- [PROVIDED MATERIAL]:
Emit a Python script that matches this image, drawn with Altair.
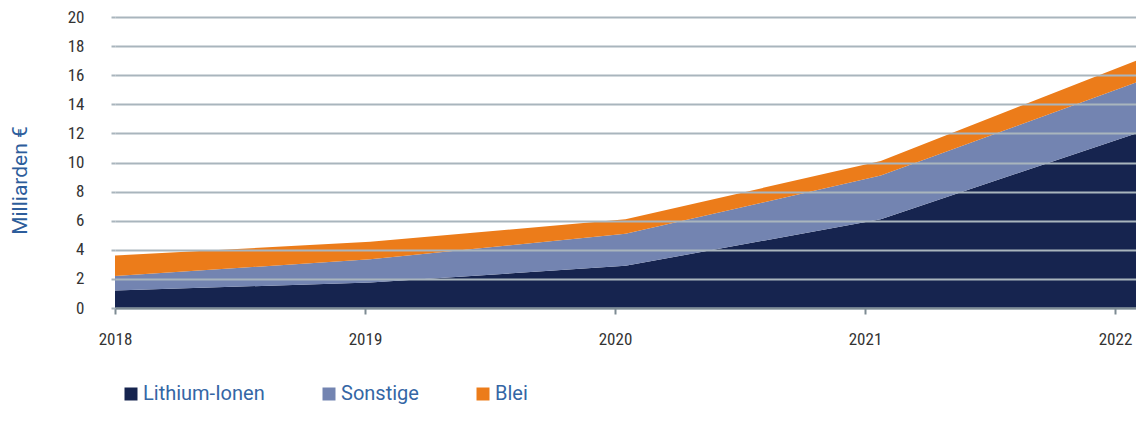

--

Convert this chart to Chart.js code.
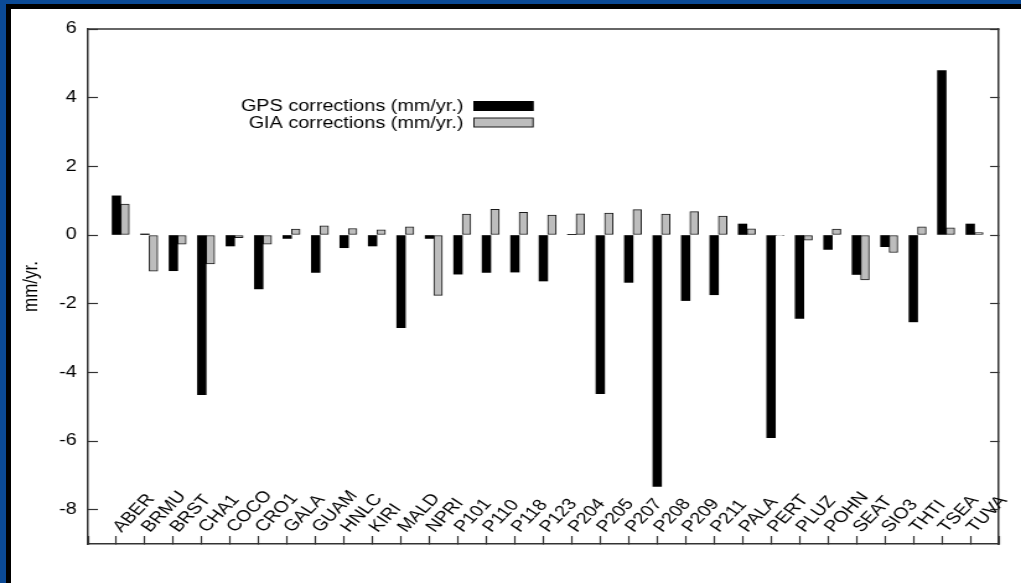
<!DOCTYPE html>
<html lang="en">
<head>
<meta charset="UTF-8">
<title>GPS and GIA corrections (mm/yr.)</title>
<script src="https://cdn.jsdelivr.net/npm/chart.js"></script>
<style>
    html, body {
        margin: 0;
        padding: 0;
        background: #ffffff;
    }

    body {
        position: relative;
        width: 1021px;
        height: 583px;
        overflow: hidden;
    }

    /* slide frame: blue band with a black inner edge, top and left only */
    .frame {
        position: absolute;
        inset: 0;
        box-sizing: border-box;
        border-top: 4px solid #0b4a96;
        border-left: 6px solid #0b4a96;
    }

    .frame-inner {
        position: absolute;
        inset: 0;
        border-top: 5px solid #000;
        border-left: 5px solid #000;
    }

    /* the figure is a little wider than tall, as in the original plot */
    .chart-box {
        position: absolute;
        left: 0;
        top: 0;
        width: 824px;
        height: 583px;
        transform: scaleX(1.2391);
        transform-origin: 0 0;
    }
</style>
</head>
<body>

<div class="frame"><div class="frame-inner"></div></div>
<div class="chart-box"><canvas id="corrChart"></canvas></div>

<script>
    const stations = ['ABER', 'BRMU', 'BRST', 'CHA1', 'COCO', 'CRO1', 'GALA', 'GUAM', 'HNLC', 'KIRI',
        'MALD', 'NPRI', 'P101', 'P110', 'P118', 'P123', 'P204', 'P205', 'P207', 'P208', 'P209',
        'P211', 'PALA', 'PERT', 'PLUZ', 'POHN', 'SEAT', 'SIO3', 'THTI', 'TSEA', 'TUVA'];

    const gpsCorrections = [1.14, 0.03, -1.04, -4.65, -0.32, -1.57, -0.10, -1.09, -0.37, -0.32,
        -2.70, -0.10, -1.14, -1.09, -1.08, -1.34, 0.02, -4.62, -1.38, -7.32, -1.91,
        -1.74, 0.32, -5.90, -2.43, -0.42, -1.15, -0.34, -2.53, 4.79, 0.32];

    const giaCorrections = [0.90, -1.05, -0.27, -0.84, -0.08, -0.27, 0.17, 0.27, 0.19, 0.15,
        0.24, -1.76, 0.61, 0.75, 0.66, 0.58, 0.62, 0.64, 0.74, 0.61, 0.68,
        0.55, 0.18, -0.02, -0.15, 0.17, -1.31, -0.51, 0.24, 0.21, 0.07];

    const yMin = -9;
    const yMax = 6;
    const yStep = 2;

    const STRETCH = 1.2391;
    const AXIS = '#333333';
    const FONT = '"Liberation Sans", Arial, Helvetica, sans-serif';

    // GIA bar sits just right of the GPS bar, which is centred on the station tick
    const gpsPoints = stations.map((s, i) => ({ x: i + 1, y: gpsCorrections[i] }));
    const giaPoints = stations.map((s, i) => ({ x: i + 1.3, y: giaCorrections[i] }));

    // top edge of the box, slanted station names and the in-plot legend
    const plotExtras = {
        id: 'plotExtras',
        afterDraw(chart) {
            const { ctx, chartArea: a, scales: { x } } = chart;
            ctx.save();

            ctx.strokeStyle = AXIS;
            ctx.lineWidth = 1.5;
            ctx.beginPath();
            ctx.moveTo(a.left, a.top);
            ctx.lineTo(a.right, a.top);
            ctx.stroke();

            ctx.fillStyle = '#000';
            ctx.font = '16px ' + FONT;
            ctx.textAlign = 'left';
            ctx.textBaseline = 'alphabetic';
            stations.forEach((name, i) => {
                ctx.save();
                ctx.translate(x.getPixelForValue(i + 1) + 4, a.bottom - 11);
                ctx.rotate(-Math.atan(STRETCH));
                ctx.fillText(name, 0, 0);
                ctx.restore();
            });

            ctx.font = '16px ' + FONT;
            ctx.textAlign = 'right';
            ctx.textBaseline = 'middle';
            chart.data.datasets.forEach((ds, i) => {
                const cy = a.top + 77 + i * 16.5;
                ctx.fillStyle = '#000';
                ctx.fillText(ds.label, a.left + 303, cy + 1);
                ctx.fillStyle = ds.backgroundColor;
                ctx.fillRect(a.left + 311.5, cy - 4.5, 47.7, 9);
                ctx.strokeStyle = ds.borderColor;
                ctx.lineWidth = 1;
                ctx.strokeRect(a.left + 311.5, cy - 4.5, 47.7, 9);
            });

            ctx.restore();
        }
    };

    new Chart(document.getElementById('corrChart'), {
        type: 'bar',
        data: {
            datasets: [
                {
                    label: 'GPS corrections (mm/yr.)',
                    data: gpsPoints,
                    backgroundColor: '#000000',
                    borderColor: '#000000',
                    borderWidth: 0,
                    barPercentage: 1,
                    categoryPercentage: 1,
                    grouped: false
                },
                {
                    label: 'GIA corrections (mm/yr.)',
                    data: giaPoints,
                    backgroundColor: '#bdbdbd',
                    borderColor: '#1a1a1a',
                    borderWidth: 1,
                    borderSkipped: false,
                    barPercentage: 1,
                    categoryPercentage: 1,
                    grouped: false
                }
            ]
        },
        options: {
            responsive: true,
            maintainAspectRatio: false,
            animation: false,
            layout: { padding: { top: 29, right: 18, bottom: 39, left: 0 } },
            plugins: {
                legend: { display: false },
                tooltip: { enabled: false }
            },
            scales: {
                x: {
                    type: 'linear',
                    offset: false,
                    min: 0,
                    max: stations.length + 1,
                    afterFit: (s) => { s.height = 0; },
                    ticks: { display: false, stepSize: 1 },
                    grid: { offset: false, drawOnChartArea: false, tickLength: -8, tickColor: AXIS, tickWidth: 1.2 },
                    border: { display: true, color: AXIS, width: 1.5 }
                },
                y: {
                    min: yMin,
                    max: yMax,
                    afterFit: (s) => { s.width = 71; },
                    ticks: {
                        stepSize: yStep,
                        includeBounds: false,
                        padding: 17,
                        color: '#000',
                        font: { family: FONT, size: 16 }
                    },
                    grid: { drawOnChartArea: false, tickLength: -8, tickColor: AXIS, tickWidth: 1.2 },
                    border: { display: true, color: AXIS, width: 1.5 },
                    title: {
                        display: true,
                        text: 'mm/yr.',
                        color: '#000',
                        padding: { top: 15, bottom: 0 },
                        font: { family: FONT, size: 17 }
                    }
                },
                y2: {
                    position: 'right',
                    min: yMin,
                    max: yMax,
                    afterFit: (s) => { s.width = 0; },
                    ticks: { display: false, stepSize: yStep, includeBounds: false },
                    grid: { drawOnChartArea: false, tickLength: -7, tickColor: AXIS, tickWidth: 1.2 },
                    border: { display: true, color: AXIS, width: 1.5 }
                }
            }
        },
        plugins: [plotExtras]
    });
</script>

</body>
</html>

---

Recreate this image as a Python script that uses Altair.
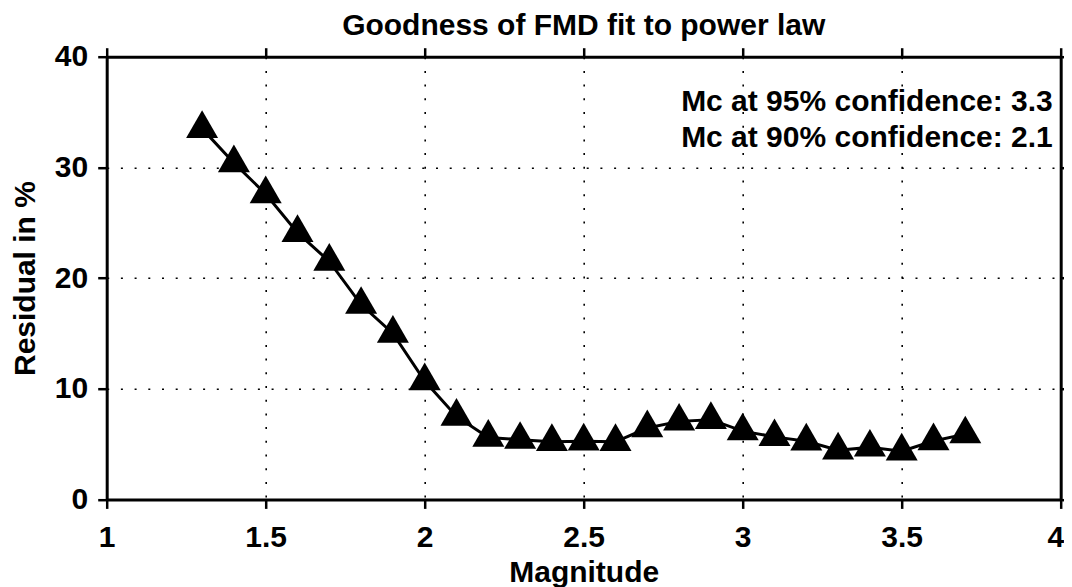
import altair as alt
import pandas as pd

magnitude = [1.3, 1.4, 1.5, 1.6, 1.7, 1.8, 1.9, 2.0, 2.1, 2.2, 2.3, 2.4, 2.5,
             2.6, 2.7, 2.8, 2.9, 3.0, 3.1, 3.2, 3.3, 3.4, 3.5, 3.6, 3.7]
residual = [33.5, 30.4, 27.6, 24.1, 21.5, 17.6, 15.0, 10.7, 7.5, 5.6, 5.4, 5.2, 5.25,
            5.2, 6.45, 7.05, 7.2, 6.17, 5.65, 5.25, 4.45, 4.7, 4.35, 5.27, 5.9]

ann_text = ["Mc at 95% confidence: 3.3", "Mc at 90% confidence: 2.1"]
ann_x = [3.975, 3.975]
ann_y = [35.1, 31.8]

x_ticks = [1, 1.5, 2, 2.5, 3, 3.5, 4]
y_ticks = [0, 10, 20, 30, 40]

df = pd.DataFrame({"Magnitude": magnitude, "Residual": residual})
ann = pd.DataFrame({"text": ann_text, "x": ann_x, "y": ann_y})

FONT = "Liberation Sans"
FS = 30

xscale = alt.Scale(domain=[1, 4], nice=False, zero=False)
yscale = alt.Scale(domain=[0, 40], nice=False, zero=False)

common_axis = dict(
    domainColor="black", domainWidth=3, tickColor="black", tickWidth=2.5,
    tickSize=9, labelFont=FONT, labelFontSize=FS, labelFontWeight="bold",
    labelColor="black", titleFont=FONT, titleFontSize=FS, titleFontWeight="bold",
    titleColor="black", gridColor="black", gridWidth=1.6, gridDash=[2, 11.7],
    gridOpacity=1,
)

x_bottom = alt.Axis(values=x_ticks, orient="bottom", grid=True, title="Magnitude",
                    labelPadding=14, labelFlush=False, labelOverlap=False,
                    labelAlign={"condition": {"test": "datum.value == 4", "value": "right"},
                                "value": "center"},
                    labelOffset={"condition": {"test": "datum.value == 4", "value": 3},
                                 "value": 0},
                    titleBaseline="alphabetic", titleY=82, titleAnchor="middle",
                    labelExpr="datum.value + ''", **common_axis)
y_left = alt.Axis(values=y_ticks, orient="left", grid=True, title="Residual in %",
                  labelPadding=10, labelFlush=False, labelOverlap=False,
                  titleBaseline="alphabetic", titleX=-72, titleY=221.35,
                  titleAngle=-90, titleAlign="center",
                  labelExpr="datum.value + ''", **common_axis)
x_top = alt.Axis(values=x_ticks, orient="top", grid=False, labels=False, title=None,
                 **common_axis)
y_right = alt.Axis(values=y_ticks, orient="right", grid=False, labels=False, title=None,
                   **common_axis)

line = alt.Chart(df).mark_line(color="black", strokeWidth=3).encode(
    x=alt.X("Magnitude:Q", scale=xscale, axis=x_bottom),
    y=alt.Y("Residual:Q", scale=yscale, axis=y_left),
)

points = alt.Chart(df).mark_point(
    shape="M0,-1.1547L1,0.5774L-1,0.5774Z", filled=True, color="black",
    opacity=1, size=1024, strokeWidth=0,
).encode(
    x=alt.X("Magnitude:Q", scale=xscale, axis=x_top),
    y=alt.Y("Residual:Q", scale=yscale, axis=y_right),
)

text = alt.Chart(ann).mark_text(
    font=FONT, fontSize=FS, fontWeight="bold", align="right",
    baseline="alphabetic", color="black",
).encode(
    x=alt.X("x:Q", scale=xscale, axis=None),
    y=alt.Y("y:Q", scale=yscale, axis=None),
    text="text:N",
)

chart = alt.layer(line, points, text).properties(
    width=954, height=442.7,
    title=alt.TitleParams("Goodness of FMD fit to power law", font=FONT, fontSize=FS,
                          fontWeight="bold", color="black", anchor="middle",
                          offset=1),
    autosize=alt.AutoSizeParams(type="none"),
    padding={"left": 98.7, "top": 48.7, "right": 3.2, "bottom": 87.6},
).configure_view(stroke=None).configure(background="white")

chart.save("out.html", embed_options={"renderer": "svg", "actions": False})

- [EXERCISE REQUIREMENTS]:
Begin with the line where "Recreate this image" appears and end with the line where "y_ticks = [0, 10, 20, 30, 40]" appears. Copy only that stretch, exactly, with no pictures.

- [RESPONSE TO THE TASK]:
Recreate this image as a Python script that uses Altair.
import altair as alt
import pandas as pd

magnitude = [1.3, 1.4, 1.5, 1.6, 1.7, 1.8, 1.9, 2.0, 2.1, 2.2, 2.3, 2.4, 2.5,
             2.6, 2.7, 2.8, 2.9, 3.0, 3.1, 3.2, 3.3, 3.4, 3.5, 3.6, 3.7]
residual = [33.5, 30.4, 27.6, 24.1, 21.5, 17.6, 15.0, 10.7, 7.5, 5.6, 5.4, 5.2, 5.25,
            5.2, 6.45, 7.05, 7.2, 6.17, 5.65, 5.25, 4.45, 4.7, 4.35, 5.27, 5.9]

ann_text = ["Mc at 95% confidence: 3.3", "Mc at 90% confidence: 2.1"]
ann_x = [3.975, 3.975]
ann_y = [35.1, 31.8]

x_ticks = [1, 1.5, 2, 2.5, 3, 3.5, 4]
y_ticks = [0, 10, 20, 30, 40]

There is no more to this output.